A Le Pin dinner with Jacques Thienpont

Tuesday 28th February 2017
by Chadwick Delaney

Last night was a rare privilege.  Our private dining room in St. James’s, the host of many truly wonderful evenings over the years, had the pleasure of welcoming Jacques Thienpont over from Bordeaux for the very first time. 

Jacques flew in to meet some of our customers who have been buying Le Pin.  It was quite the gathering.  All deep admirers of this iconic Bordeaux estate. We started the evening with a small glass of L’If ’14.  Jacques’ little St Emilion baby as he called it.  It showed a lovely balance with pure, silky fruits and was a first experience of L’If for many of those attending. 

After a chilled glass of Dom Perignon ’04 we moved to the dining room for supper and a stunning vertical of Le Pin.  I am quite sure no-one would have predicted how magical, how ethereal the first wine would be.  Le Pin ’94 – which for many, including me, turned out to be the wine of the night.  It was one of the most extraordinary wines I have drunk in a very long time: such exquisite delicacy, and the fruits still so primary even after 23 years.  Jacques talked with deep affection for this particular wine, explaining how the slope and sandy gravel soil meant that the harvest rains that affected others in that year evidently created something quite fundamentally different and special with him.  It was accompanied by a hand-carved carpaccio of beef, with a little pecorino and truffle.

Justerini & Brooks Chairman, Hew Blair, in the dining room with  Jacques Thienpont. 

Whilst still finishing off the carpaccio we moved to the youthful 2009 Le Pin as a comparison.  There was more flesh in the ’09, and still so much more to give – the glass slowly filled with beautiful, red fruit notes and throughout the evening it continued to unfurl until it was a total beauty an hour after in glass.  Already one could see a signature – there are no hard edges in Le Pin – beautifully put together, its silky tannins, that almost sensuous palate, and its gentle, fine acidity - all in perfect harmony.  It is a truly rare, almost hedonistic wine.

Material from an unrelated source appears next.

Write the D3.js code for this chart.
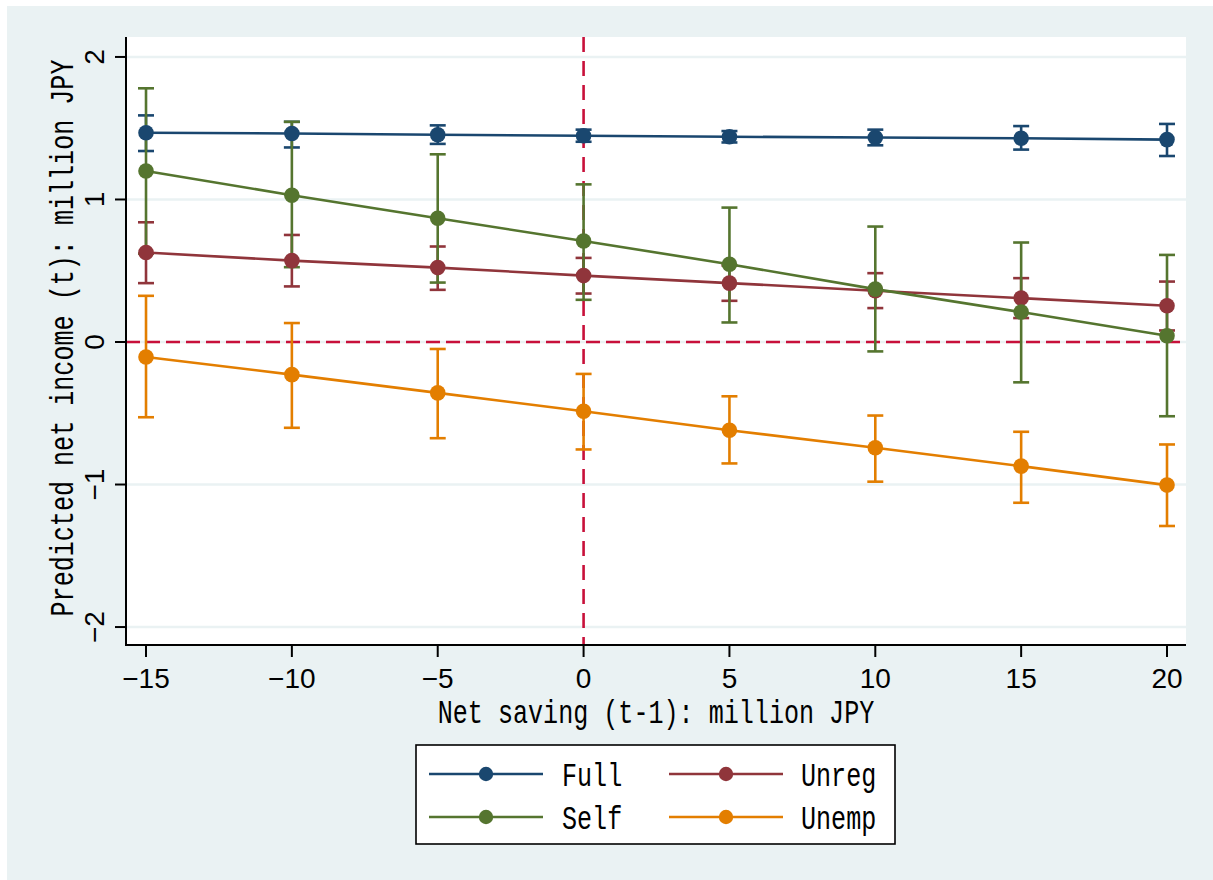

After the first two vintages of Le Pin we had a glass of his cousin’s wine – Vieux Chateau Certan ’01, which accompanied a course of pancetta-wrapped monkish served in a red wine jus.  Vieux Chateau Certan is a perennial favourite at Justerini & Brooks – a wine we have proudly championed for many years, and Alexandre Thienpoint is unquestionably one of the greatest Bordeaux wine-makers of his generation.  It was a fascinating comparison with Le Pin.  No doubt, on its own the ’01 is a wine of great pedigree and stunning class.  But sitting among what became a range of various vintages of Le Pin, one can see that the unique magic, particularly in the ethereal quality of Le Pin, is not there in Vieux Chateau Certan. 

A fine line-up of the wines of Jaques Thienpont that guests enjoyed on the evening. 

Whilst the next course of a combined confit and a roast breast of duck was being served, the Le Pin ’00 was poured out.  This vintage was the most structured of all the vintages so far that evening, and in many ways was in fact the vintage the furthest from drinking.  To start, it was a little brooding, but with time it began to open and the palate became magnificent.  There was a seriousness to its profile throughout the evening, a perfect reflection of the vintage.  It also gave the impression of a long, illustrious life ahead.  

Individual Comté soufflés were served with the last vintage of the evening – Le Pin ’96.  This was the first vintage one could say was in it’s full drinking plateau. It showed surprisingly a little extra development  to the ’94 (which was still singing in its glass two hours after being poured), but the ’96 gave huge pleasure.  There was a little extra warmth to the fruits which was particularly enticing and again the quintessential Le Pin aromas quickly filled the glass.  There is, no doubt, rare magic in a wine like Le Pin.  As the gathering began to sadly break up, I could still taste the last sip.  I think we all knew, as we walked out into a late St James’s night, there were precious few opportunities to drink so many heavenly glasses of Le Pin in one sitting.  Particularly with the wonderful tutelage and vineyard insights from Jacques himself.